On Monday, Senator Josh Hawley (R-MO) blasted seven Democrat Senators who filed ethics complaints against himself and Senator Ted Cruz (R-TX) for their objections to the Jan. 6 presidential election certification.
Hawley has continued to defend his objections to the electoral college vote count that eventually certified the winner of the election as Joe Biden.
Hawley sent two letters Monday, seeking to combat the attacks against him for his objections.
One calls for the Senate Ethics Committee to investigate the seven Democrats who have signed on to the ethics complaints against him and Cruz.
Hawley argued that the Senators are “filing an unprecedently frivolous and improper ethics complaint…[w]ithout citing any relevant evidence or offering any good-faith argument.”
The seven Democrat Senators filing ethics complains against Hawley and Cruz include: Sens. Ron Wyden of Oregon, Sheldon Whitehouse of Rhode Island, Tina Smith of Minnesota, Richard Blumenthal of Connecticut, Maize Hirono of Hawaii, Tim Kaine of Virginia, and Sherrod Brown of Ohio.
On Jan. 6, Hawley joined a House Member’s objection, as is the process for objections to the electoral college slate of electors.
This began a process of two hours of debate over the validity of the slate, and a vote by Congress on whether or not to reject them.
Hawley had objected to the Pennsylvania electoral college votes, Cruz had objected to Arizona’s slate of electors.
Hawley says that he does not think that Democrats argue the legality of the objections, but that any objections are being put forth at all.

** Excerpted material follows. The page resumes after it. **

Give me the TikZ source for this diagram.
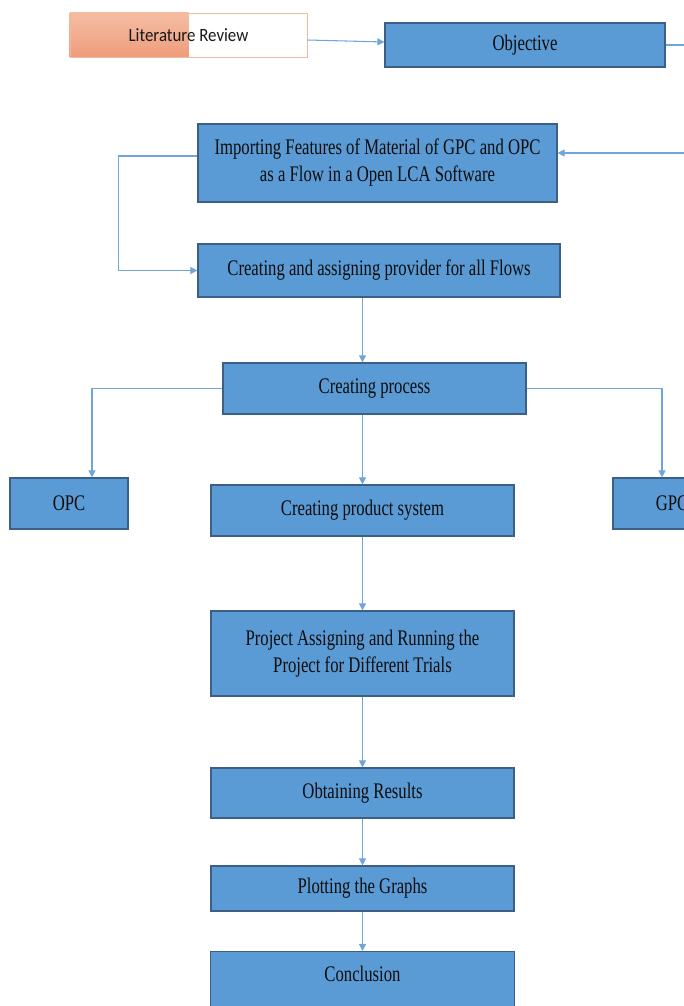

He went on to charge that Democrats have repeatedly invoked that same provision: “Indeed, every presidential election since 2000 that a Republican has won, Democrats have sought to object to electoral votes on that ground, regardless of whether any good-faith basis existed for such objections.”
Democrats used the exact same objections in the 2016 election, won by President Trump.
Hawley also stated that his objections to Pennsylvania’s electors have a “strong legal basis.”
On Jan. 6, what started out as a peaceful protest by Trump supporters of what they believed to be an election rife with voter fraud turned into a violent mob scene, as protesters stormed the Capitol building.
Prior to the storming of the Capitol, Hawley could be seen entering the Capitol and raised a fist in apparent solidarity to the protesters outside.
While Hawley and Cruz both condemned the violence at the Capitol, the Democrats’ ethics complaint claims that Hawley and Cruz “lent legitimacy to President Trump’s false statements, and to the mob’s cause.”
The complaint went on to say that, “While it was within Senators’ rights to object to the electors, the conduct of Senators Cruz and Hawley…went beyond that.
“Both Senators announced their intention to object to the electors after baseless claims of election fraud, which upon information and belief they knew to be baseless, had lead to threats of violence. Their actions lead credence to the insurrectionists’ cause and set the stage for future violence. And both Senators used their objections for political fundraising.”
The complaint went so far as to question whether or not Hawley and Cruz had some sort of communication or coordination with the organizers of the rally.
Hawley, the junior Senator from Missouri and a vocal supporter of former President Trump and a possible 2024 presidential candidate, described the complaint as, “a manifestly partisan exercise.” He also asked whether or not any of the seven Senators had acted in unison with any outside Democratic groups.
In response to the complaints against him by his fellow Senators, Hawley sated, “I will not be intimidated by your efforts to silence me, the people of my state will not be intimidated by you, and you should be ashamed to have so grossly abused your office and the Senate.”